§ **TASK STATEMENT**
Your task is to retype, word for word, the lines from the start of the data through the line holding "(c) at (347,261)". Do not include the pictures.

§ **GIVEN DATA**
-- START --

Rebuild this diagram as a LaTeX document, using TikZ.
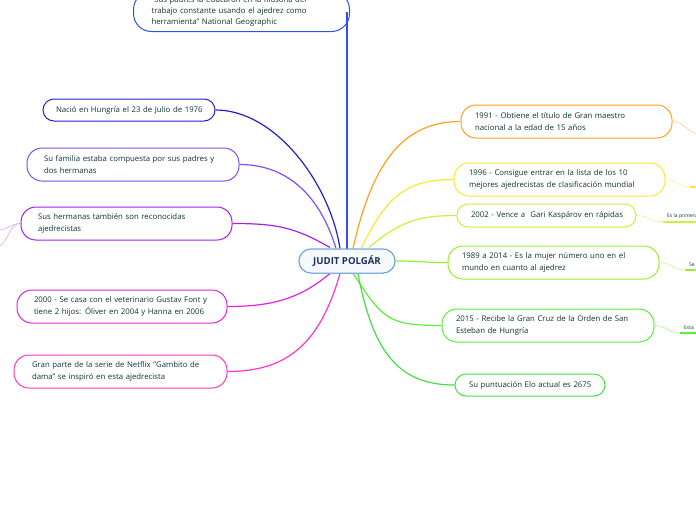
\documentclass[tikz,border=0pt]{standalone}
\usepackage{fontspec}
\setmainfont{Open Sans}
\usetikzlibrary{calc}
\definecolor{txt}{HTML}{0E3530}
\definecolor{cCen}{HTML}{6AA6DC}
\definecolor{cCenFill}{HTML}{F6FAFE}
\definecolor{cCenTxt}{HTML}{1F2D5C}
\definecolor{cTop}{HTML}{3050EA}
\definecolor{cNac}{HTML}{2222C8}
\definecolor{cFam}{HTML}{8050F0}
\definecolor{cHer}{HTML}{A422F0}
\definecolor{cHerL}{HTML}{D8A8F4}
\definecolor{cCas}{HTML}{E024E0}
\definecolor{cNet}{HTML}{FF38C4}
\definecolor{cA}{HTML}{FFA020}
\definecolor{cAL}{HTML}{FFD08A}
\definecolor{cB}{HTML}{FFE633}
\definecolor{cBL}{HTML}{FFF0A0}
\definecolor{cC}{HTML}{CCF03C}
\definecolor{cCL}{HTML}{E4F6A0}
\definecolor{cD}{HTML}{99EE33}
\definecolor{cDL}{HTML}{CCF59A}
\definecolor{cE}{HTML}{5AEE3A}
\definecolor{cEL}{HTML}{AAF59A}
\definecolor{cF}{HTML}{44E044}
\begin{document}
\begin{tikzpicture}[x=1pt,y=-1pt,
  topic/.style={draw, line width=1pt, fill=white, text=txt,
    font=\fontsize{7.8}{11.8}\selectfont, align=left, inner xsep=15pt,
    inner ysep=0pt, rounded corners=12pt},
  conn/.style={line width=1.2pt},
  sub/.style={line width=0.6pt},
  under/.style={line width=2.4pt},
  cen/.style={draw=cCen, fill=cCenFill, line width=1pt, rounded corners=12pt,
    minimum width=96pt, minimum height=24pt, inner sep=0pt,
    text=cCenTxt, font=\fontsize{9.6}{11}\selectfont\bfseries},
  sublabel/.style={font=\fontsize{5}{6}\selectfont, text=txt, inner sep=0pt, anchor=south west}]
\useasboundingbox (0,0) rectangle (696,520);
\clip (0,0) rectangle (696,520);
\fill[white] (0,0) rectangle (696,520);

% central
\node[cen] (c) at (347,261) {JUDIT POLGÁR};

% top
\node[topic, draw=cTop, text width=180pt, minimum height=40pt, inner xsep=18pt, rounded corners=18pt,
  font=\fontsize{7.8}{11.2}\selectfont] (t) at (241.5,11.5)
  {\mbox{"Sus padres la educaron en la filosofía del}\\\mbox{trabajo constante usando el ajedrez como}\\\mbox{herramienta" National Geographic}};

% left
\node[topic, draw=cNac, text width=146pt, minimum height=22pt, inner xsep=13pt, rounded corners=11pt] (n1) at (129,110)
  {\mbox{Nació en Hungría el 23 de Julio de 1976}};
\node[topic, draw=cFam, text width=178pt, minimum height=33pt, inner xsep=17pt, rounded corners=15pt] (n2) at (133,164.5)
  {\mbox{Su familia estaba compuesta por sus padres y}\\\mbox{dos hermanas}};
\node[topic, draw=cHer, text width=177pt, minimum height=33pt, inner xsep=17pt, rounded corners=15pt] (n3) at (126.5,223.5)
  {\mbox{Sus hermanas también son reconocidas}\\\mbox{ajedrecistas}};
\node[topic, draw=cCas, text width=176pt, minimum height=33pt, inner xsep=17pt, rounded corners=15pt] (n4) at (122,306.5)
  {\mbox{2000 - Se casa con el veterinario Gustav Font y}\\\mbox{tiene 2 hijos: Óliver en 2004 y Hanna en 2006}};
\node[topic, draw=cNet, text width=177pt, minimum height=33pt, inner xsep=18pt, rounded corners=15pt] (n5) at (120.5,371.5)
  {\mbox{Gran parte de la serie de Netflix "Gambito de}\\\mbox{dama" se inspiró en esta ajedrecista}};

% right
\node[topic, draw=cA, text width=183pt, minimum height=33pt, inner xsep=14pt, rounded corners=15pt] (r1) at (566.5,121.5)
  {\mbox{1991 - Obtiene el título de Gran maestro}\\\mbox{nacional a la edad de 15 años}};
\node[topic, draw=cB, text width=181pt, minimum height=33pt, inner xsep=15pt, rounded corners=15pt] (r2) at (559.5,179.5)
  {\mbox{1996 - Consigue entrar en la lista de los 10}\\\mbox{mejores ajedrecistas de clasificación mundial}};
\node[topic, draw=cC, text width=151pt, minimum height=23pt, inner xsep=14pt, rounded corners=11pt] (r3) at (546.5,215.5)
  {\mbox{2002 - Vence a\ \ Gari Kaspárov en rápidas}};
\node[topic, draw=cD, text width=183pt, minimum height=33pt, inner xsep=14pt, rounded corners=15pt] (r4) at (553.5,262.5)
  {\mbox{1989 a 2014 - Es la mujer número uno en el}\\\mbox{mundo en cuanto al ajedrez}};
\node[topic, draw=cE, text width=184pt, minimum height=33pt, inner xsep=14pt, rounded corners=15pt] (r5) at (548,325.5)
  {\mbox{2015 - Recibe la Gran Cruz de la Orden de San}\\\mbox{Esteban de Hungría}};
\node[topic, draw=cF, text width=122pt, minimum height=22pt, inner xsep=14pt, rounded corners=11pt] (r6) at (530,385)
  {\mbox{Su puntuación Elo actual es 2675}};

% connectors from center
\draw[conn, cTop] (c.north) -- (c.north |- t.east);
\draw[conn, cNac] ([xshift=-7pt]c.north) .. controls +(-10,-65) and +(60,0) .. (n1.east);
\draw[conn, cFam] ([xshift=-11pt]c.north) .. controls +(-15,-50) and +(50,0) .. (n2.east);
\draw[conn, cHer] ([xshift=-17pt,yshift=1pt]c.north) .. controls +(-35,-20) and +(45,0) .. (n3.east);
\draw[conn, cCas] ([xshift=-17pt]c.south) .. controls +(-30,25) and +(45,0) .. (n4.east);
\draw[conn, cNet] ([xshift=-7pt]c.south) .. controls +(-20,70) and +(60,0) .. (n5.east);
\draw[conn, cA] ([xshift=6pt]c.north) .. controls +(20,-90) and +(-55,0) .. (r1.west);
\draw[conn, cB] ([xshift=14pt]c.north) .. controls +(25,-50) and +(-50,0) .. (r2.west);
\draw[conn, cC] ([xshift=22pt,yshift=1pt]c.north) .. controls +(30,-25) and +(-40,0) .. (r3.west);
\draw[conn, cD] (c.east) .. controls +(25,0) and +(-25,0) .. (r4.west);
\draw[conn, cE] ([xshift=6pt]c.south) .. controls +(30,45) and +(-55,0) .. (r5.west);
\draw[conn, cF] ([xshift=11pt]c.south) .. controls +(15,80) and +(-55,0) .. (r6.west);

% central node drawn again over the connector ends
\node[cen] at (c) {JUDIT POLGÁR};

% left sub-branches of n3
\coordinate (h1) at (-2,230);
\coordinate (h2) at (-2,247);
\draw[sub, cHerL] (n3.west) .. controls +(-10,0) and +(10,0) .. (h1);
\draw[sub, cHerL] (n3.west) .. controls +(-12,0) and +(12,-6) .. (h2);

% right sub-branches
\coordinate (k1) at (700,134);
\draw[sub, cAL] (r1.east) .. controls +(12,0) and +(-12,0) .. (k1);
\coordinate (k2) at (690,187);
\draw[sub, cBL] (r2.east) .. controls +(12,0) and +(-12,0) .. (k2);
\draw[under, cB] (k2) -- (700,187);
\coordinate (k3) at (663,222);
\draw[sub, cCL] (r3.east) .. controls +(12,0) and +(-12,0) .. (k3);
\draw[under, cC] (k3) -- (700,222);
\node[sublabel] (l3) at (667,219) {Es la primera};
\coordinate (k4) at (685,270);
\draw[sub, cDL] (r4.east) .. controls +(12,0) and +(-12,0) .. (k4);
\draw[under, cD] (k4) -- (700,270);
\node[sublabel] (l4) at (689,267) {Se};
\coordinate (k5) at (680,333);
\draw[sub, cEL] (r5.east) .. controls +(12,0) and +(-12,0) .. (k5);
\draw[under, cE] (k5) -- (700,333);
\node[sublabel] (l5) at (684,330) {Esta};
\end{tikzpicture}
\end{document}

-- END --

§ **REPLY**
Rebuild this diagram as a LaTeX document, using TikZ.
\documentclass[tikz,border=0pt]{standalone}
\usepackage{fontspec}
\setmainfont{Open Sans}
\usetikzlibrary{calc}
\definecolor{txt}{HTML}{0E3530}
\definecolor{cCen}{HTML}{6AA6DC}
\definecolor{cCenFill}{HTML}{F6FAFE}
\definecolor{cCenTxt}{HTML}{1F2D5C}
\definecolor{cTop}{HTML}{3050EA}
\definecolor{cNac}{HTML}{2222C8}
\definecolor{cFam}{HTML}{8050F0}
\definecolor{cHer}{HTML}{A422F0}
\definecolor{cHerL}{HTML}{D8A8F4}
\definecolor{cCas}{HTML}{E024E0}
\definecolor{cNet}{HTML}{FF38C4}
\definecolor{cA}{HTML}{FFA020}
\definecolor{cAL}{HTML}{FFD08A}
\definecolor{cB}{HTML}{FFE633}
\definecolor{cBL}{HTML}{FFF0A0}
\definecolor{cC}{HTML}{CCF03C}
\definecolor{cCL}{HTML}{E4F6A0}
\definecolor{cD}{HTML}{99EE33}
\definecolor{cDL}{HTML}{CCF59A}
\definecolor{cE}{HTML}{5AEE3A}
\definecolor{cEL}{HTML}{AAF59A}
\definecolor{cF}{HTML}{44E044}
\begin{document}
\begin{tikzpicture}[x=1pt,y=-1pt,
  topic/.style={draw, line width=1pt, fill=white, text=txt,
    font=\fontsize{7.8}{11.8}\selectfont, align=left, inner xsep=15pt,
    inner ysep=0pt, rounded corners=12pt},
  conn/.style={line width=1.2pt},
  sub/.style={line width=0.6pt},
  under/.style={line width=2.4pt},
  cen/.style={draw=cCen, fill=cCenFill, line width=1pt, rounded corners=12pt,
    minimum width=96pt, minimum height=24pt, inner sep=0pt,
    text=cCenTxt, font=\fontsize{9.6}{11}\selectfont\bfseries},
  sublabel/.style={font=\fontsize{5}{6}\selectfont, text=txt, inner sep=0pt, anchor=south west}]
\useasboundingbox (0,0) rectangle (696,520);
\clip (0,0) rectangle (696,520);
\fill[white] (0,0) rectangle (696,520);

% central
\node[cen] (c) at (347,261) {JUDIT POLGÁR};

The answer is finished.